When I was moving a firewood pile in my yard, I almost grabbed a round, black spider that I figure must have been a black widow. It disappeared before I could see whether it had a red hourglass. I thought we didn’t have black widows in New Hampshire. Am I wrong?
It all depends on where you’re located and who you talk to. One of the three species of black widow spiders can be found in every state in the nation, but there seems to be a lot of debate as to whether we really have black widows in parts of New England.
According to the Connecticut Poison Control Center’s website:
“black widows may be found in Connecticut, Massachusetts, Rhode Island, and the southern parts of Maine, New Hampshire, and Vermont. However, black widow sightings or bites are uncommon in New England.”

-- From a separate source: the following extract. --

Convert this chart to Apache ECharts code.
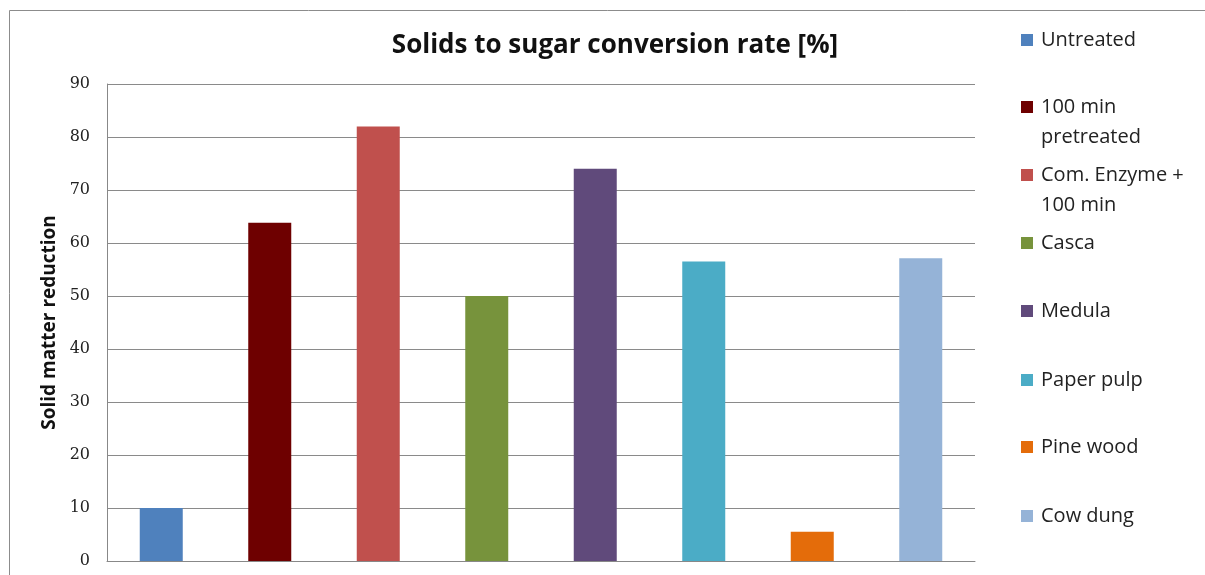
<!DOCTYPE html>
<html>
<head>
<meta charset="utf-8">
<script src="https://cdn.jsdelivr.net/npm/echarts@6/dist/echarts.min.js"></script>
<style>
  html, body { margin: 0; padding: 0; background: #fff; }
  #main { width: 1205px; height: 575px; }
</style>
</head>
<body>
<div id="main"></div>
<script>
// categories / values
var categories = ["Untreated", "100 min pretreated", "Com. Enzyme + 100 min", "Casca",
                  "Medula", "Paper pulp", "Pine wood", "Cow dung"];
var values = [10, 63.8, 82, 50, 74, 56.5, 5.5, 57.1];
var colors = ["#4F81BD", "#6E0000", "#C0504D", "#77933C",
              "#604A7B", "#4BACC6", "#E46C0A", "#95B3D7"];
// legend text as wrapped in the picture
var legendLabels = ["Untreated", "100 min\npretreated", "Com. Enzyme +\n100 min", "Casca",
                    "Medula", "Paper pulp", "Pine wood", "Cow dung"];
var yTicks = [0, 10, 20, 30, 40, 50, 60, 70, 80, 90];

// legend item centres (px)
var legendCenters = [40, 107, 175, 243, 311, 380, 447, 516];

var myChart = echarts.init(document.getElementById("main"));

var series = categories.map(function (name, i) {
  return {
    name: name,
    type: "bar",
    stack: "all",
    barWidth: 43,
    itemStyle: { color: colors[i] },
    data: categories.map(function (c, j) { return j === i ? values[i] : "-"; })
  };
});

var legends = categories.map(function (name, i) {
  var twoLines = legendLabels[i].indexOf("\n") >= 0;
  return {
    data: [name],
    left: 1021,
    top: twoLines ? legendCenters[i] - 45 : legendCenters[i] - 15,
    padding: 0,
    itemWidth: 12,
    itemHeight: 12,
    selectedMode: false,
    icon: "rect",
    // blank first line so that the first text line sits beside the icon
    formatter: function () { return twoLines ? "\n" + legendLabels[i] : legendLabels[i]; },
    textStyle: {
      fontFamily: "Open Sans",
      fontSize: 20,
      color: "#222",
      lineHeight: 30,
      padding: [0, 0, 0, 3]
    }
  };
});

var option = {
  backgroundColor: "#fff",
  animation: false,
  title: {
    text: "Solids to sugar conversion rate [%]",
    left: 610,
    textAlign: "center",
    top: 28,
    textStyle: { fontFamily: "Open Sans", fontSize: 26, fontWeight: "bold", color: "#111" }
  },
  legend: legends,
  graphic: [{
    type: "rect",
    shape: { x: 9.5, y: 10.5, width: 1300, height: 700 },
    style: { fill: null, stroke: "#8c8c8c", lineWidth: 1 },
    silent: true
  }],
  grid: { left: 107, right: 230, top: 84, bottom: 14, containLabel: false },
  xAxis: {
    type: "category",
    data: categories,
    axisLabel: { show: false },
    axisTick: { show: false },
    axisLine: { lineStyle: { color: "#888" } }
  },
  yAxis: {
    type: "value",
    min: yTicks[0],
    max: yTicks[yTicks.length - 1],
    interval: 10,
    name: "Solid matter reduction",
    nameLocation: "middle",
    nameGap: 48,
    nameTextStyle: { fontFamily: "Open Sans", fontSize: 19, fontWeight: "bold", color: "#111" },
    axisLine: { show: true, lineStyle: { color: "#888" } },
    axisTick: { show: false },
    axisLabel: { fontFamily: "DejaVu Serif", fontSize: 16, color: "#222", margin: 17 },
    splitLine: { lineStyle: { color: "#8a8a8a", width: 1 } }
  },
  series: series
};

myChart.setOption(option);
</script>
</body>
</html>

Fact is, even in parts of the U.S. where black widows are pretty common, this shy spider is rarely seen.
Although the range of the northern black widow spider includes all of New England, the reason that we are not overrun with black widows is that they are not well-adapted to survive our winters. When they are found in more northern areas, it’s usually because they have been transported there in shipments of produce or other goods, or when people have moved north and taken black widows with them. Dr. Ed Tillingnast, a zoology professor and spider researcher at the University of New Hampshire, is the guy they call whenever black widows are found in the state. So far, he says, they’ve all been southern or western species of black widows, that he identifies as stowaways. He even did an experiment to see if black widow spiders could survive the winter in an unheated New Hampshire building. They all died. But that doesn’t mean that a hitchhiking spider couldn’t survive our winters indoors.
At the risk of putting you off your food, black widow spiders in New England seem to be associated with grapes. You can find several articles online about people who found black widows in their grape bunches bought in the grocery store. The New Hampshire Department of Agriculture, Markets, and Food reports an increase in black widow sightings in the last 10 years and attributes it to an increase in products imported into the state (black widows like to hide in shipping crates and pallets) and to less use of pesticides on grapes. Rest assured that your store’s produce manager is aware of the grape/black widow connection and makes sure the grapes are inspected.
All of this doesn’t really answer your question, however. Wood piles are probably the number one outdoor site where people run across black widow spiders. And, it seems that if you are in southern New Hampshire, black widows could survive the winter. However, keep in mind that there are other round, black, shiny spiders that are not black widows. They are usually smaller than the widow and they don’t have the characteristic red hourglass shape on the abdomen.
Black widow spiders are not aggressive and bite only if provoked. Their venom is toxic and bites can be very serious, especially for young, ill, or very old individuals, but bites can be treated. There have been no deaths from black widow spider bites in the U.S. in the last 10 years—but wear heavy gloves when handling that firewood!